Como se trata de dados preliminares,
poderão subsistir algumas incorrecções no cálculo destas últimas tendências? A
não ser assim, qual a razão que leva ao encobrimento destas tendências
desfavoráveis durante o actual executivo?
E
quanto ao indicador da Qualidade de Vida (QV)?
O
grande domínio de deficiência é o que remete para as condições de conciliação
entre trabalho e família, sobre o qual muito haverá a dizer em momento próprio.
No que respeita aos domínios da Segurança pessoal e Ambiente verificam-se
evoluções irregulares embora o retrato final (2017) pareça ser mais optimista.
Já quanto à Participação cívica e governação, em que se destaca o crescimento
explosivo do sub-domínio da Participação em actividades públicas a carecer de
explicação, Relações socias e bem-estar subjectivo, Saúde e Educação, a
evolução das tendências é francamente positiva.
No
entanto, convém salientar os seguintes aspectos que não merecem destaque na
publicação:
- no
que respeita à Educação, verifica-se uma importante evolução negativa entre
2016 e 2017 essencialmente devido ao aumento do abandono precoce de educação e
formação, à queda do número de doutoramentos por 1000 habitantes, e,
especialmente, ao grande aumento da taxa de retenção e desistência no final do
ensino Básico.

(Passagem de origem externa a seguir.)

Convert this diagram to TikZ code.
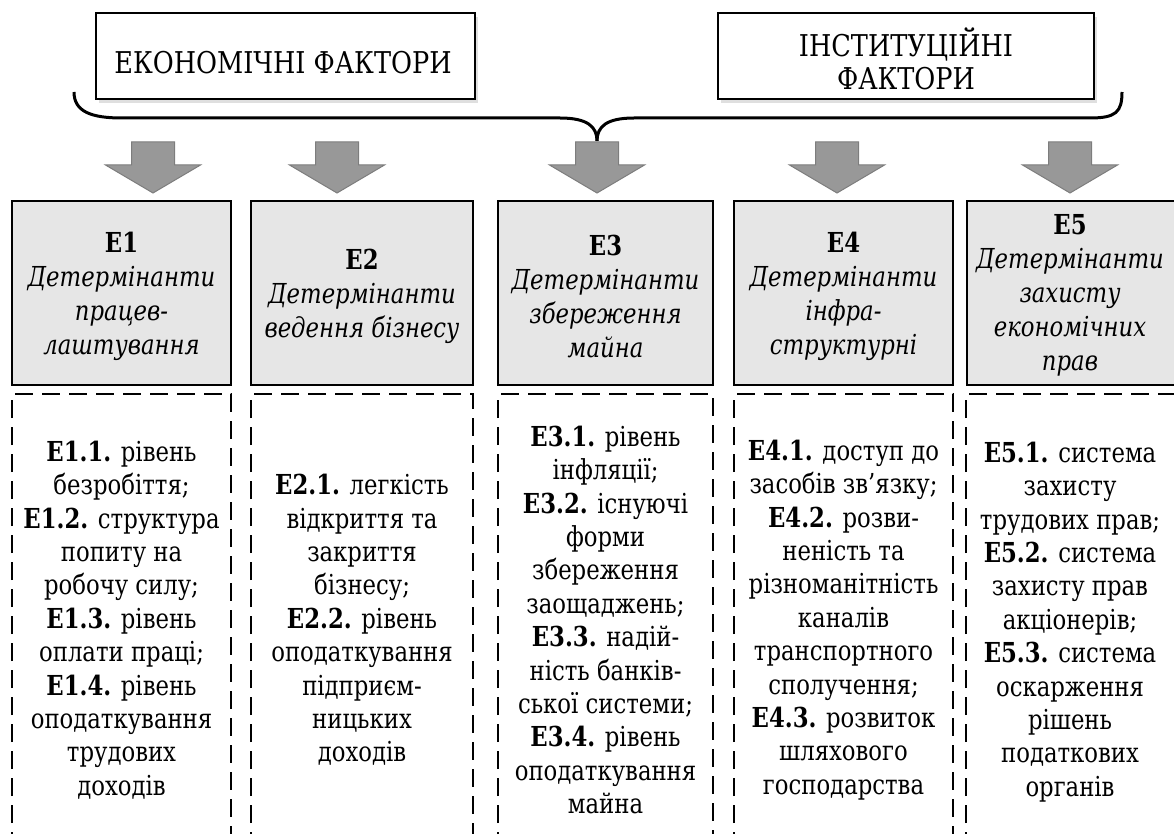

De novo, a provisoriedade dos dados? Cálculos incorrectos? Nada
a dizer?
-
relativamente à saúde, os dados relativos à percepção positiva sobre o
funcionamento dos serviços de saúde e à qualidade da saúde são descontinuados
em 2015…
A
quem interessa a não consideração destes últimos aspectos?
Não
podemos, portanto, dar-nos por satisfeitos com o crescimento de um indicador
sintético sem atender às tendências evolutivas das suas principais componentes.
[1] INE,
Destaque- Índice de Bem-estar 2004-2017, 7 de Novembro de 2018.